**Written exercise**
Copy the lines holding the word "this", all of them.

**Records for the exercise**

<<<<

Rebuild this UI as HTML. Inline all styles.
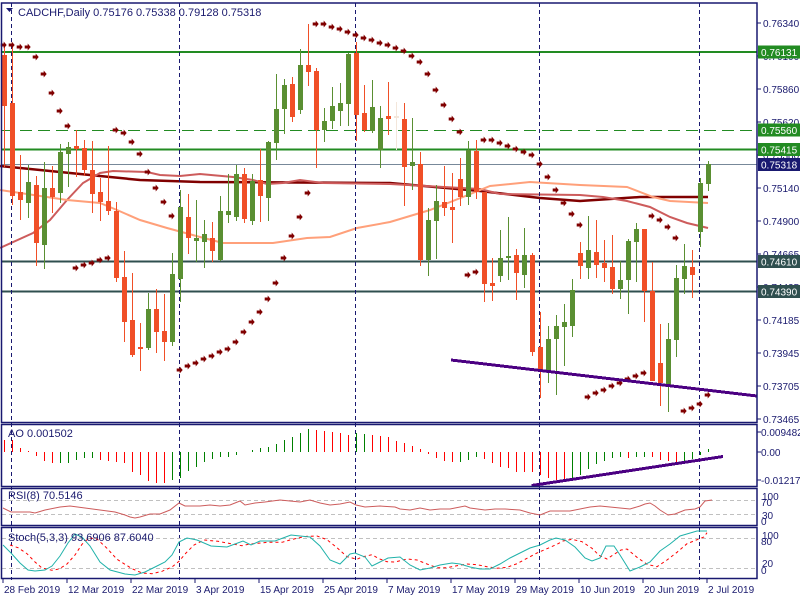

>>>>
<<<<

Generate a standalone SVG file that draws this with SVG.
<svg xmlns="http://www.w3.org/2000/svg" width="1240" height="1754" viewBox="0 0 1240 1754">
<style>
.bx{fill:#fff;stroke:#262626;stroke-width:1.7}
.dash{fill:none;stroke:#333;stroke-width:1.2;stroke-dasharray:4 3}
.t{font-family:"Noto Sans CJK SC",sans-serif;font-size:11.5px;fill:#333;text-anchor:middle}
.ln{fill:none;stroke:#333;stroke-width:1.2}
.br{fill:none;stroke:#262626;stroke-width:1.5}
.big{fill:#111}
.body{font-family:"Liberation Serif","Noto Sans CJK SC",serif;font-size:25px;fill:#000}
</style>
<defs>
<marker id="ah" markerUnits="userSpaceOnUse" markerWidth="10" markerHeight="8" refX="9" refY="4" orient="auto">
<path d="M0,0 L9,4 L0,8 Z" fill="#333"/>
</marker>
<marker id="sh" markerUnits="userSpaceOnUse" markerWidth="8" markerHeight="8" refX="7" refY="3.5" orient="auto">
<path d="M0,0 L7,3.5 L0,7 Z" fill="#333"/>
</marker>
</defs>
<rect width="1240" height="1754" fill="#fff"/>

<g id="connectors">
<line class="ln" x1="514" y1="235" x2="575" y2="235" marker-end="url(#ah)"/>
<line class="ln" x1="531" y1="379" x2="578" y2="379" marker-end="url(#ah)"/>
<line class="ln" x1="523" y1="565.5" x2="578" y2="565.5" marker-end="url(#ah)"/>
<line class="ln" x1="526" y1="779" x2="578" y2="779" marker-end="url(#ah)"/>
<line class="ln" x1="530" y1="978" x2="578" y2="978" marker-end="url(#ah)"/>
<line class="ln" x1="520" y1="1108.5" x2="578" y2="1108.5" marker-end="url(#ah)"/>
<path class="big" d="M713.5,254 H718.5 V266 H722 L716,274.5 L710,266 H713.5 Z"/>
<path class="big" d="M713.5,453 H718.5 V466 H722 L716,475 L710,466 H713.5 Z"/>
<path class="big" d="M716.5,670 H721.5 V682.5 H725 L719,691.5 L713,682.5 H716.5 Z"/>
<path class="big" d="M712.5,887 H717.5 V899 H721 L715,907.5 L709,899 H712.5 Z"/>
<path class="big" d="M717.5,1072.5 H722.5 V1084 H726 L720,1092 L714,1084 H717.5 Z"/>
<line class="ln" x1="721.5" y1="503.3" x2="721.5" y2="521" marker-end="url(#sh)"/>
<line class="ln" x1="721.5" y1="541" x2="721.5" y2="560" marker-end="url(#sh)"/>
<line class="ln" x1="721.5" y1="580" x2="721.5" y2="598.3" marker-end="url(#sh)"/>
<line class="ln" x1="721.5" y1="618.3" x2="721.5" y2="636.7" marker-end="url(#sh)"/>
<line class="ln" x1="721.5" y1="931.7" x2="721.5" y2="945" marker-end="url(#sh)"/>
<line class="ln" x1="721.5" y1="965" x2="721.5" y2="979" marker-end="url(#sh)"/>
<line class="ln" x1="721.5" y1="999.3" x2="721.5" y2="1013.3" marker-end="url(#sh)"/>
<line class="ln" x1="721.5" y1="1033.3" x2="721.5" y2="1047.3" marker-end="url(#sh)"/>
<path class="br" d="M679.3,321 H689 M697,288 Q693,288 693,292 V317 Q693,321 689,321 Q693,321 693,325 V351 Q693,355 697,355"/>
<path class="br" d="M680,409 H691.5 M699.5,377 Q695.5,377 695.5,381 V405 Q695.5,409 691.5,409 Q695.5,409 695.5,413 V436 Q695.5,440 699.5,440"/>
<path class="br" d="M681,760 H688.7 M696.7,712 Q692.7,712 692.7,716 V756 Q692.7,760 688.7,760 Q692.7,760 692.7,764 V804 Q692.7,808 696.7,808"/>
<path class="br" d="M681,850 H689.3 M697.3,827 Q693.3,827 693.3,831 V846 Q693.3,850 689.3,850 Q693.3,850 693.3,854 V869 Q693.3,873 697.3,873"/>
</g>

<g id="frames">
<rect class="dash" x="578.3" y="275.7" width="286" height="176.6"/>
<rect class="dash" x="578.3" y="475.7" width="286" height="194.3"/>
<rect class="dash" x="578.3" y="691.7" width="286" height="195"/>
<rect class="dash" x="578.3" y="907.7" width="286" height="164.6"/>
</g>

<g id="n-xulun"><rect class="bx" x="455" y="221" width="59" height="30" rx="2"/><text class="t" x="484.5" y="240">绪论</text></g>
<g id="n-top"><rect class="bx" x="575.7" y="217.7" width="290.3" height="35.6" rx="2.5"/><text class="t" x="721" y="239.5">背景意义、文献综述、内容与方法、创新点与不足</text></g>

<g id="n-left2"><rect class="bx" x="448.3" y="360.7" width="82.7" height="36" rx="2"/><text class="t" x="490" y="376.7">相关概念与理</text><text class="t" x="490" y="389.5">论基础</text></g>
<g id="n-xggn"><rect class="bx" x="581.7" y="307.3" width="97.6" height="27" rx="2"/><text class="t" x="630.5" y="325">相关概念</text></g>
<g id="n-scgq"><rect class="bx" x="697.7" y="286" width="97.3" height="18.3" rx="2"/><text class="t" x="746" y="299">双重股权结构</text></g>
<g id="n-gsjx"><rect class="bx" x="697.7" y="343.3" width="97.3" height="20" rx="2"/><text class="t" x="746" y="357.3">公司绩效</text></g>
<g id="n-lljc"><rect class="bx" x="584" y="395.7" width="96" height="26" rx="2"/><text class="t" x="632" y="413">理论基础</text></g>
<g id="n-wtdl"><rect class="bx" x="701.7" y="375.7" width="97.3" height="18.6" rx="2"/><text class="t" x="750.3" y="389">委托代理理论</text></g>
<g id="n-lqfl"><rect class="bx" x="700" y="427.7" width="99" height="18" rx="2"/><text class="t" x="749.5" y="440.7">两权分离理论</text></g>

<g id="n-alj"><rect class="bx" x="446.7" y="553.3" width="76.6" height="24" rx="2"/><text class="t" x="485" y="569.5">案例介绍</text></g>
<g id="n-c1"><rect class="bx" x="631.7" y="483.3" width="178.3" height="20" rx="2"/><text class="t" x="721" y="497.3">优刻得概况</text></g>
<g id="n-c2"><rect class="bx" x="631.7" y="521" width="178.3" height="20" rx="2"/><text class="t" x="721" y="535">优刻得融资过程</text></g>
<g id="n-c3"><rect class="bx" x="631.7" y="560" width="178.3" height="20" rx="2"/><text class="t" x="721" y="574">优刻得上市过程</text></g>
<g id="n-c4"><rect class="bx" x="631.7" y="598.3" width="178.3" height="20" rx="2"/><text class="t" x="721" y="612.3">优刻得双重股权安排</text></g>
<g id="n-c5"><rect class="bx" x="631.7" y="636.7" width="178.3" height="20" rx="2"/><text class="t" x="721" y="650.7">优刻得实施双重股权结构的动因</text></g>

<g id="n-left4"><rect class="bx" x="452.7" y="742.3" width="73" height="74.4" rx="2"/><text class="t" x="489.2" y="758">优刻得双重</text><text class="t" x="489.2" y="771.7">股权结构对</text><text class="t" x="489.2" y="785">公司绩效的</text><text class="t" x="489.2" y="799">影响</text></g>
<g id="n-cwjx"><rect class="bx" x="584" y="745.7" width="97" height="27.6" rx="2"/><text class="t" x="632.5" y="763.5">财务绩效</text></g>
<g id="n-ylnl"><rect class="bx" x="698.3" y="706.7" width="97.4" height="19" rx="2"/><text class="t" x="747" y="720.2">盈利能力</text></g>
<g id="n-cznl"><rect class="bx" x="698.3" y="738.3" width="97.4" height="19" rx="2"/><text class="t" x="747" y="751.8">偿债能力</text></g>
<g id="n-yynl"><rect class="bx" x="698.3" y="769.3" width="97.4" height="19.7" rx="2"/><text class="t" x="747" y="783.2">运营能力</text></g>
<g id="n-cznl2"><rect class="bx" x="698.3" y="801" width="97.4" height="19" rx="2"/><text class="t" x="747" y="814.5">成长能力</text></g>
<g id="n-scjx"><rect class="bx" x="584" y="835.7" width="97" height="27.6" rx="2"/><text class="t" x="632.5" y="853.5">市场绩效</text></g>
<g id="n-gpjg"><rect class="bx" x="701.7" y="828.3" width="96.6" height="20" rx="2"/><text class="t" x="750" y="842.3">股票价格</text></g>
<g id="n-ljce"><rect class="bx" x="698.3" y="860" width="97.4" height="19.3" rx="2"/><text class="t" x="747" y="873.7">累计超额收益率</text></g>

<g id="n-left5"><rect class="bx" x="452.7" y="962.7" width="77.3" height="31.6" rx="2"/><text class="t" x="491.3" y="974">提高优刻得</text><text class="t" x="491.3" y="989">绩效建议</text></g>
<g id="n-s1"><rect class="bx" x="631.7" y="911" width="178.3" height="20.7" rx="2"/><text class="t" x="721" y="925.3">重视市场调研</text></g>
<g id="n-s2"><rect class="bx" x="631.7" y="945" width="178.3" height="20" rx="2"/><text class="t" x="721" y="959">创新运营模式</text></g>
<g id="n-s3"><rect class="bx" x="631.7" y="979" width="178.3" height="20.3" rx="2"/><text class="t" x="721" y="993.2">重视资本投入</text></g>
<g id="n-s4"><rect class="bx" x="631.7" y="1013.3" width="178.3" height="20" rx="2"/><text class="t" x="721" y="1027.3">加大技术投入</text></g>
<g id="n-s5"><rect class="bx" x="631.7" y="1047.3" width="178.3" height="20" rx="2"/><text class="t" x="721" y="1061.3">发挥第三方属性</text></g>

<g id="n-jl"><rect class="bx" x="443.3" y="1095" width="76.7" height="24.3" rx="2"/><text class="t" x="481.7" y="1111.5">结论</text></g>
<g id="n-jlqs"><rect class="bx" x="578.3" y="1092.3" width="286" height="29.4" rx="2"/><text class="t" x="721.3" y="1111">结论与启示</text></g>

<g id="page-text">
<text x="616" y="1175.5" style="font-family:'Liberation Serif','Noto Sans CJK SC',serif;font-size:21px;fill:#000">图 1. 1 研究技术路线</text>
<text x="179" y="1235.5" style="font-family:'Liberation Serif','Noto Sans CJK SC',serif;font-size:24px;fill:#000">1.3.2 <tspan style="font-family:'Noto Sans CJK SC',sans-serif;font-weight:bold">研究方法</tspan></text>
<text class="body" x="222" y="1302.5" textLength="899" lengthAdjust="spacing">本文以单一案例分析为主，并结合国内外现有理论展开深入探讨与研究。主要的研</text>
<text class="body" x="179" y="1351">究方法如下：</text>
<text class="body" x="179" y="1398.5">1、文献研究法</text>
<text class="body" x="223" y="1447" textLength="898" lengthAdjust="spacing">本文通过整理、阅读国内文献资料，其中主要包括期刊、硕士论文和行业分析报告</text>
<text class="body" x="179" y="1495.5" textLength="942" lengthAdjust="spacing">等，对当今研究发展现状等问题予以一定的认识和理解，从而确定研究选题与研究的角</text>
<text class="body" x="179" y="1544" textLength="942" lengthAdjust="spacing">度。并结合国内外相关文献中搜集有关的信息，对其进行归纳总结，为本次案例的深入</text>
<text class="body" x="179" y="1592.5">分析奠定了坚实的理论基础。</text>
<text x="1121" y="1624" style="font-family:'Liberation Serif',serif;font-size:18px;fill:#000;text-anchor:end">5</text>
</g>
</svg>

>>>>

**Task response**
Rebuild this UI as HTML. Inline all styles.
Generate a standalone SVG file that draws this with SVG.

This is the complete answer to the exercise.